真顔だぜ。 |
先日、ナノさんは、劇団HIT!STAGEの「白雪姫と美女と野獣を佐世保弁で読んでみた!」に、語りとして、参加した。
私は、「ステージママ」と化して、ビジネスホテル泊まりで直前稽古に付き合った。 ありがとう、長崎県割。
音楽も踊りもそうだけど、自分の体を使って、自分を表現することって、ごまかしがきかない。
演劇は、自分の持っている「なにか」をさらけ出さないと、観客を納得させられない。自分じゃない「なにか」を演じるのだけど、それは、自分の引き出しの中からしか、出てこない。引き出しの中に、何があるかに向き合い、引っ張りだす作業なのだ。人間のダメさ、弱さも含めて、真理を探す作業。
ふだん、子どもが生きている世界は、大人の社会に引きずられ、不条理がいっぱいだ。
問題は提起されない方がいい。思っていることを、みんなで口を噤んでいる。そんな日常を社会勉強だと言われれば、大多数を前に引き下がるしかなく、どうすることもできない。でも、そうした世界が、受け止めきれない子も存在する。
追及する性格は、やっかいなものか。でも、知りたい、考えたい、わかり合いたい。それは、新しい何かを生み出す、原動力でもある。押さえつけてばかりでは、わきあがる自分が否定されてるよう。
それを、存分にやらせてもらえる世界は、表現の世界だけなのかもしれない。
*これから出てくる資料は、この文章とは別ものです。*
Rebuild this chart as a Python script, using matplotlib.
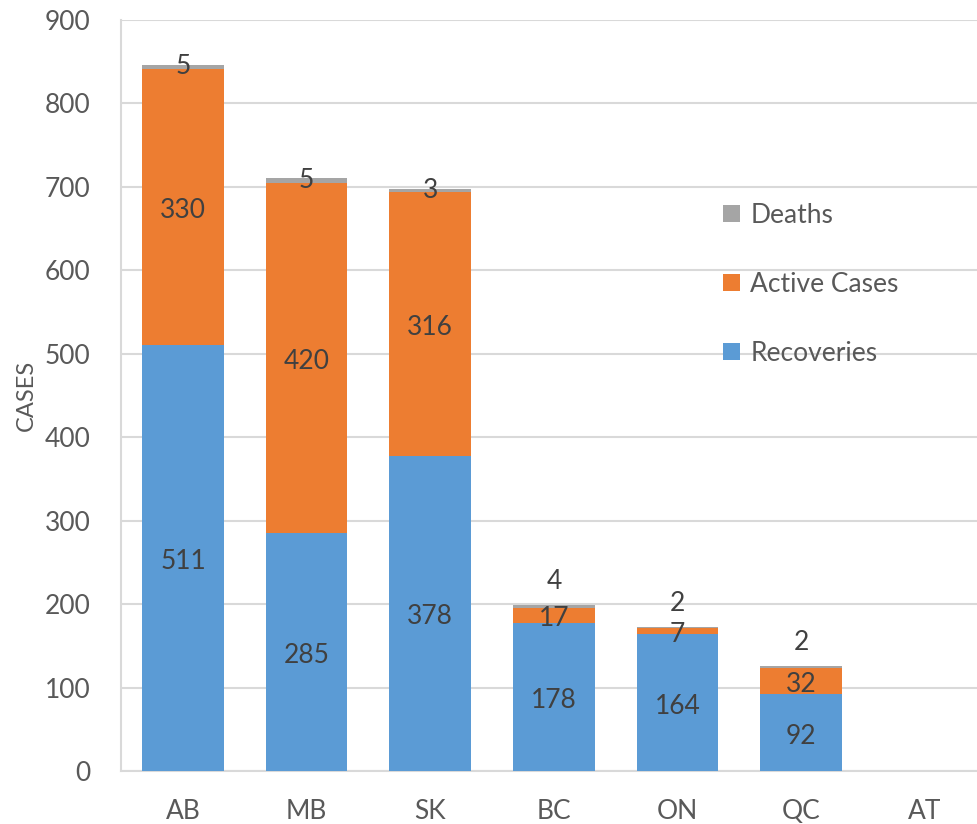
import numpy as np
import matplotlib
matplotlib.use('Agg')
from matplotlib import pyplot as plt

regions = ['AB', 'MB', 'SK', 'BC', 'ON', 'QC', 'AT']
recoveries = [511, 285, 378, 178, 164, 92, 0]
active = [330, 420, 316, 17, 7, 32, 0]
deaths = [5, 5, 3, 4, 2, 2, 0]

blue = '#5B9BD5'
orange = '#ED7D31'
grey = '#A5A5A5'
txt = '#404040'

plt.rcParams['font.family'] = ['Lato', 'DejaVu Sans']

fig = plt.figure(figsize=(9.77, 8.24), dpi=100)
ax = fig.add_axes([0.124, 0.064, 0.886, 0.912])

x = np.arange(len(regions))
rec = np.array(recoveries)
act = np.array(active)
dea = np.array(deaths)
w = 0.66

ax.bar(x, rec, w, color=blue, label='Recoveries', zorder=3)
ax.bar(x, act, w, bottom=rec, color=orange, label='Active Cases', zorder=3)
ax.bar(x, dea, w, bottom=rec + act, color=grey, label='Deaths', zorder=3)

fs = 19
for i in range(len(regions)):
    if rec[i] + act[i] + dea[i] == 0:
        continue
    ax.text(x[i], rec[i] / 2 - 4, str(rec[i]), ha='center', va='center',
            fontsize=fs, color=txt, zorder=4)
    ax.text(x[i], rec[i] + act[i] / 2 - 4, str(act[i]), ha='center', va='center',
            fontsize=fs, color=txt, zorder=4)
    top = rec[i] + act[i] + dea[i]
    if top < 300:
        yd = top + 28
    else:
        yd = rec[i] + act[i] + dea[i] / 2
    ax.text(x[i], yd, str(dea[i]), ha='center', va='center',
            fontsize=fs, color=txt, zorder=4)

ax.set_xlim(-0.5, len(regions) - 0.5)
ax.set_ylim(0, 900)
ax.set_yticks(range(0, 901, 100))
ax.set_xticks(x)
ax.set_xticklabels(regions)
ax.yaxis.grid(True, color='#D9D9D9', linewidth=1.5, zorder=0)
ax.tick_params(axis='both', length=0, labelsize=fs, colors='#595959')
ax.tick_params(axis='y', pad=22)
ax.tick_params(axis='x', pad=20)
for s in ['top', 'right']:
    ax.spines[s].set_visible(False)
ax.spines['left'].set_color('#D9D9D9')
ax.spines['bottom'].set_color('#D9D9D9')
ax.spines['left'].set_linewidth(1.5)
ax.spines['bottom'].set_linewidth(1.5)

ax.set_ylabel('CASES', fontsize=17, color='#595959', labelpad=6)

h, l = ax.get_legend_handles_labels()
leg = ax.legend(h[::-1], l[::-1], loc='upper left', bbox_to_anchor=(0.716, 0.783),
                bbox_transform=fig.transFigure, frameon=False, fontsize=fs,
                handlelength=0.62, handleheight=0.62, labelspacing=1.67,
                handletextpad=0.4)
for t in leg.get_texts():
    t.set_color('#595959')

fig.savefig('out.png', dpi=100)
その世界と関わることで、救われる子どもがいるのだと思う。
ナノカに、なぜ演劇が好きなのかと聞くと、「自分じゃないものに、なれるから」と瞬間で答える。目立ちたいからでも、褒められたいからでもない。外から見える「わたし」は、わたしの100%ではない。社会で(便宜上仕方なく、も含め)隠されている「わたし」を、舞台の上で解放する。
自分も、表現者の端くれとして、わたしの言葉は、わたしとむきあっているのだろうか?と考えさせられた。それでいて、仕事として、人に伝え、共感していくことの、難しさ。
ナノさんが、舞台に立ってくれたから、興味を持ってくれたから、わたしも、新しい世界に触れられた。世界は、まだまだ、広くて、混沌としていて、表現しなければいけないものがいっぱいあって、追求しなきゃいけないものが、いっぱいある。そして、わたしは、まだまだ未熟だ。
あなたは、人生も折り返したわたしに、新しい課題をくれる。